◆ Exercise aim: Copy each line below in which the string "chart" occurs.

◆ Given information:
· · · · · · ·
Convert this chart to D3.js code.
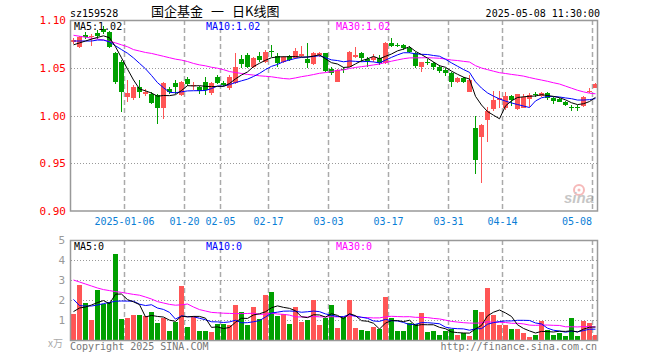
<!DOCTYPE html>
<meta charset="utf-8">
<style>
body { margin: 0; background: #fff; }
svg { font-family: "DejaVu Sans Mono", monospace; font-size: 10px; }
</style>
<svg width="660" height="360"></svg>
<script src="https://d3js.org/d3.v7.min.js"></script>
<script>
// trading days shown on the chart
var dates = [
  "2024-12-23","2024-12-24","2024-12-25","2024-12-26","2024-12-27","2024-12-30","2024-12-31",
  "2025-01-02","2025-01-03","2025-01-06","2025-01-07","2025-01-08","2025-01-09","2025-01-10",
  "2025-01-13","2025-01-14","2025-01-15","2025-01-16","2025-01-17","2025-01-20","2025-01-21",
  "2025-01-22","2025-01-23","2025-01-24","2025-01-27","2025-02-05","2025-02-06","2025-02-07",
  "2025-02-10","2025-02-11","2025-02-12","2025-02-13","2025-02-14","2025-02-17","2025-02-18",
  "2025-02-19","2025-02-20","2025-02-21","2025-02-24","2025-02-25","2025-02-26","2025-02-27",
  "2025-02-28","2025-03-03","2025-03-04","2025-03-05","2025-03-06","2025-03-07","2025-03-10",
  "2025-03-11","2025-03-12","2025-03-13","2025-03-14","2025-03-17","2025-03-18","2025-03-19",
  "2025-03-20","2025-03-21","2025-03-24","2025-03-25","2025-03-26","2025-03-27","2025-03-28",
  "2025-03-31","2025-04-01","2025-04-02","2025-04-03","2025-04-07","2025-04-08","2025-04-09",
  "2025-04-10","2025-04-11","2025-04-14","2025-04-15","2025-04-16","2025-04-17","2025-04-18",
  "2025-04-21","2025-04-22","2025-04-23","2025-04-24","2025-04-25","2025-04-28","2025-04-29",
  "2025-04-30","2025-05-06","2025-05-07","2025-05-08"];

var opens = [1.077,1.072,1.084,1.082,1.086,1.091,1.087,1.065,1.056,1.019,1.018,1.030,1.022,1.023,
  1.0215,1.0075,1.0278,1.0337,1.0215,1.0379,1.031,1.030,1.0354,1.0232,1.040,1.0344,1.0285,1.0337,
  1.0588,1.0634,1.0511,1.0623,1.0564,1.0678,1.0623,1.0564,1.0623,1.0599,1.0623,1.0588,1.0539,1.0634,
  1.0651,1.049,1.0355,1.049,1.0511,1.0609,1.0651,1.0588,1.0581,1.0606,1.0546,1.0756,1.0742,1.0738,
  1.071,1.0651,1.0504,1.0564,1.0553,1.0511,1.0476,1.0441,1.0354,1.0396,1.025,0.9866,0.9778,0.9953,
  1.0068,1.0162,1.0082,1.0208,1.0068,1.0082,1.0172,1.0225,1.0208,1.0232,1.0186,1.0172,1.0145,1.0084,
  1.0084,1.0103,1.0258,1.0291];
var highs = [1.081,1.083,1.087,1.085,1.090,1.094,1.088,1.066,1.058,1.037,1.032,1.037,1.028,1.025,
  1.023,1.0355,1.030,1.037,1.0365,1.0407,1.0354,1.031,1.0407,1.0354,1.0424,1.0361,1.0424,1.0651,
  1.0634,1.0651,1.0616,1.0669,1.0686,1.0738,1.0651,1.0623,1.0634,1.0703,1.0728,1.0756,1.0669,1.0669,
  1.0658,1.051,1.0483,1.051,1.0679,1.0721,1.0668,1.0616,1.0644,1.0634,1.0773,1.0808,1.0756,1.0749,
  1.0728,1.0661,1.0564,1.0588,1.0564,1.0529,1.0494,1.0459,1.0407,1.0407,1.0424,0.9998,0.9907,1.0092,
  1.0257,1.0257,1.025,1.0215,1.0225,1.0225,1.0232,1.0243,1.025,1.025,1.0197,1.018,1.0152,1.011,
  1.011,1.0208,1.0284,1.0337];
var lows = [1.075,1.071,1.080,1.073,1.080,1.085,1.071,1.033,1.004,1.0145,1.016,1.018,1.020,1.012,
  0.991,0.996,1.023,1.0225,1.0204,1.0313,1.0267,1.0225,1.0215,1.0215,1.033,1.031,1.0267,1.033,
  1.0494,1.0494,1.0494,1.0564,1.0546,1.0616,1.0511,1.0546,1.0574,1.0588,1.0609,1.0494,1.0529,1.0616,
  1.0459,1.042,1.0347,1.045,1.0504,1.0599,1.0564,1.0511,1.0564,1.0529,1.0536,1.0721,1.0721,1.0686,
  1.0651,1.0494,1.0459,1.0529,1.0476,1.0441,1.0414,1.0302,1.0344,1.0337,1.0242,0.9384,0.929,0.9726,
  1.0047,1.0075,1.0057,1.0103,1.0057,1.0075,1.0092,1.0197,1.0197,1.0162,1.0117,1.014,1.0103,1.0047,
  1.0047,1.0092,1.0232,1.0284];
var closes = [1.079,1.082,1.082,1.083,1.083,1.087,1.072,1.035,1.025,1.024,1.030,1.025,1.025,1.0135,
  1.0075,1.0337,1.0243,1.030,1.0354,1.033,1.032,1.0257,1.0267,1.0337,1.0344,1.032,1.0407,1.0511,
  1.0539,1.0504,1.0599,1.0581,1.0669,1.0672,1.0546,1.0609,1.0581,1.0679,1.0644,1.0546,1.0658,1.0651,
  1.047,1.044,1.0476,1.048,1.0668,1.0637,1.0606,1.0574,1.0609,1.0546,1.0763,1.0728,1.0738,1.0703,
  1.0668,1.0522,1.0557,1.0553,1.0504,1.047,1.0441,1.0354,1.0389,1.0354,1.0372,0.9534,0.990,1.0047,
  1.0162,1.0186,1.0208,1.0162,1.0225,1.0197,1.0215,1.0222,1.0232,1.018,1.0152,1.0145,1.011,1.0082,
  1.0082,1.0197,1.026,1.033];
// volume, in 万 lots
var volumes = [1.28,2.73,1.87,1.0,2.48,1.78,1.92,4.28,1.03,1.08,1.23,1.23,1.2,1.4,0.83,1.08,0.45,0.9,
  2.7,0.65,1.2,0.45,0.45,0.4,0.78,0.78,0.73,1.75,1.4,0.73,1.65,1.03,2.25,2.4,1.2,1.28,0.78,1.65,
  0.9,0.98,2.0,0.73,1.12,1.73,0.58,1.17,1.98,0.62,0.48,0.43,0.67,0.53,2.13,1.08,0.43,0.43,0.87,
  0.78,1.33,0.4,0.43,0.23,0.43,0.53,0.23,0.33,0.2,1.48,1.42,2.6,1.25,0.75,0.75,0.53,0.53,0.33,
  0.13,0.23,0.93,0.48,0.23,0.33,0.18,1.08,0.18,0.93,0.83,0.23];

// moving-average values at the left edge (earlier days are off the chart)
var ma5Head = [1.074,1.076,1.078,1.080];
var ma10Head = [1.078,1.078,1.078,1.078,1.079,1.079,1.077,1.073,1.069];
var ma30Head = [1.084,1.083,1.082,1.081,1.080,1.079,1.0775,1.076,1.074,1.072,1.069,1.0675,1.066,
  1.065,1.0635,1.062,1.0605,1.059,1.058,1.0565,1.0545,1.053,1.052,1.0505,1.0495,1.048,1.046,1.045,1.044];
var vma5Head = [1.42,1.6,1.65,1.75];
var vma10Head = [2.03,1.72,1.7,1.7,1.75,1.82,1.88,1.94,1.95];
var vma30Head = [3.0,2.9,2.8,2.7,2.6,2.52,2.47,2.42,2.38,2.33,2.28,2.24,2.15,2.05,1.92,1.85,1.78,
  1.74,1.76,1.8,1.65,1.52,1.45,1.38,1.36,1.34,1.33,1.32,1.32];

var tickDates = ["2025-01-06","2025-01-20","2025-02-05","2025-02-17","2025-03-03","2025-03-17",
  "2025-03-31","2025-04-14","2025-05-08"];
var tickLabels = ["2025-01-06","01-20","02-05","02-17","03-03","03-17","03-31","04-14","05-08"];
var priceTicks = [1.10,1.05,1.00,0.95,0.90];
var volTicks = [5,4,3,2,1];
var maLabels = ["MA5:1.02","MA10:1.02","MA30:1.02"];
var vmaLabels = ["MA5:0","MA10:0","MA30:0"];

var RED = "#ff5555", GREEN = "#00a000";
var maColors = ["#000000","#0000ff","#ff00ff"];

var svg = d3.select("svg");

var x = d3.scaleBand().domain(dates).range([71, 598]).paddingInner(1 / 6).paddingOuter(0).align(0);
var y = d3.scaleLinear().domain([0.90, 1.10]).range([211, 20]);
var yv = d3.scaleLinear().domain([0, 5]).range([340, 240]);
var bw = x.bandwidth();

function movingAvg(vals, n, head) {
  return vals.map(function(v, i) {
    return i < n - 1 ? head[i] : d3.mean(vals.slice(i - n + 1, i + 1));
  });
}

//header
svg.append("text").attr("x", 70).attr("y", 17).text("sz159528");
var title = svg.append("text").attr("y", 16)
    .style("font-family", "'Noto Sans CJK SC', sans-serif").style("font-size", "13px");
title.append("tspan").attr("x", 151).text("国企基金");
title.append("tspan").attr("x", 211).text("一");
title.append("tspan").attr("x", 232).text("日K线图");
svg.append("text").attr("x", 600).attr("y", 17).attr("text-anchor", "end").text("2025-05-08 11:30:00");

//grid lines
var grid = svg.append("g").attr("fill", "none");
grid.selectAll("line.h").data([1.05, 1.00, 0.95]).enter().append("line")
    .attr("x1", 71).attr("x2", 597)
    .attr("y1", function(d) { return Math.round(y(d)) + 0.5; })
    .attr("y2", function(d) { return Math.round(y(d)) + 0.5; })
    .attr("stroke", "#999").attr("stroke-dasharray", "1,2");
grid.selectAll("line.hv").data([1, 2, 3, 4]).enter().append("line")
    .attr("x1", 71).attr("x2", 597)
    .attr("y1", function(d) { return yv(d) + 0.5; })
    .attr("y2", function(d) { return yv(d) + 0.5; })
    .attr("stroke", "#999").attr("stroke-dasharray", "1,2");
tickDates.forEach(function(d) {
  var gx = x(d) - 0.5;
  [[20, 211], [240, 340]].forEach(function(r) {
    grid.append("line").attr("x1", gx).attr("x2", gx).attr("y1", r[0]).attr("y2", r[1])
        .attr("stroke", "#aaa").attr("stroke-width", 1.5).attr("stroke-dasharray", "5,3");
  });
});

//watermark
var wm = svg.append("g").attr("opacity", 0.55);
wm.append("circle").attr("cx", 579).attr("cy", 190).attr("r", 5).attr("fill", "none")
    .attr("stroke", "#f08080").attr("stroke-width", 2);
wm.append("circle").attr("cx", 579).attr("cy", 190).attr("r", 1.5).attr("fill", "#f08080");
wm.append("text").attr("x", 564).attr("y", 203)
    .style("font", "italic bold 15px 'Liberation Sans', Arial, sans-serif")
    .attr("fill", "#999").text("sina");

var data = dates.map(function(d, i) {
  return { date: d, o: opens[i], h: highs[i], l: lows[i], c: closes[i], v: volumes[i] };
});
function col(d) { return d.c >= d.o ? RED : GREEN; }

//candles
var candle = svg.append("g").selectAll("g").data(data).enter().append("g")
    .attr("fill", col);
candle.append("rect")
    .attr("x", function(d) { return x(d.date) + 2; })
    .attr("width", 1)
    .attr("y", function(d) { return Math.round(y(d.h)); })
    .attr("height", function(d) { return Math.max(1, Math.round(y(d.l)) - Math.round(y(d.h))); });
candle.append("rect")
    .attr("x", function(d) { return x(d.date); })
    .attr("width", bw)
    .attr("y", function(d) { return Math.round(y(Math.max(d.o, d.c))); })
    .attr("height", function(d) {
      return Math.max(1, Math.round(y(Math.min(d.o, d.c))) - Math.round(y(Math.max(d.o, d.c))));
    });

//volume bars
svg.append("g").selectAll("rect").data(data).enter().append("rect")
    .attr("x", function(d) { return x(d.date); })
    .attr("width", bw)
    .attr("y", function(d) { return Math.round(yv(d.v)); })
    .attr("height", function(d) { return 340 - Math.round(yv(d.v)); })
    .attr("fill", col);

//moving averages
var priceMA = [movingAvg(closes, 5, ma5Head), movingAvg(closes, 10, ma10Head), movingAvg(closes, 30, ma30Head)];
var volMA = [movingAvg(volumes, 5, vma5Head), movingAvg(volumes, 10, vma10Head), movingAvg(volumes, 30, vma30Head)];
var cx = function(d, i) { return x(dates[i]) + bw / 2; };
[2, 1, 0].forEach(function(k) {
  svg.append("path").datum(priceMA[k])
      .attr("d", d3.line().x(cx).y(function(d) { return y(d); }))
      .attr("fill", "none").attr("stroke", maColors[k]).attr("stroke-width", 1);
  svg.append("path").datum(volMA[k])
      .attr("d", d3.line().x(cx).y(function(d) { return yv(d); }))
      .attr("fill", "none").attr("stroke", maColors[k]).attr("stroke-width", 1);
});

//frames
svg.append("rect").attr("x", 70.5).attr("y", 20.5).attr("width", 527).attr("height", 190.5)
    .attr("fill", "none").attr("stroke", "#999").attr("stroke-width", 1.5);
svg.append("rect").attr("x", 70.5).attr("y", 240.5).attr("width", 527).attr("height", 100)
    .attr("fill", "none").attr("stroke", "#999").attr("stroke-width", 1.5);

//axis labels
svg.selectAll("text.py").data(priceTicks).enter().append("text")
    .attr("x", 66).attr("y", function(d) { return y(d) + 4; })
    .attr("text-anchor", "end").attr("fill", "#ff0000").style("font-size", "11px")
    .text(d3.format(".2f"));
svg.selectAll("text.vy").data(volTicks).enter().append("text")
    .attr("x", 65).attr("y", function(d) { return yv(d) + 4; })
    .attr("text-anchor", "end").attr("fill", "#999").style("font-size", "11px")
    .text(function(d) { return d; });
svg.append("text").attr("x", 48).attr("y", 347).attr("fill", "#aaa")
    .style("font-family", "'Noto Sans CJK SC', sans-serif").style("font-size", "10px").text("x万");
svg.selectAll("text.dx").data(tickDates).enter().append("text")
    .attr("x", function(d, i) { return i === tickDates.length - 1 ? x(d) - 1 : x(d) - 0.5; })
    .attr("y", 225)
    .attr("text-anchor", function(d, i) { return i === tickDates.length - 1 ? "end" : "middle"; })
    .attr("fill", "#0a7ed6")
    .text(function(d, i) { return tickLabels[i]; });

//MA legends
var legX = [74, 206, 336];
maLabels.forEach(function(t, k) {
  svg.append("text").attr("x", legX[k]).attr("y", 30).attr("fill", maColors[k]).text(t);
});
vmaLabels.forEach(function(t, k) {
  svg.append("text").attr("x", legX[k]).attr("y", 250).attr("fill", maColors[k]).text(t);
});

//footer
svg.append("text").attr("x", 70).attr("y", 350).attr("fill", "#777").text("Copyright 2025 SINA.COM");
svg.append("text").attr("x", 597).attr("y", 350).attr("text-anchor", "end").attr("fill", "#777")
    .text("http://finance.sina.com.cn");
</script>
· · · · · · ·
◆ Result:
Convert this chart to D3.js code.
// trading days shown on the chart
// moving-average values at the left edge (earlier days are off the chart)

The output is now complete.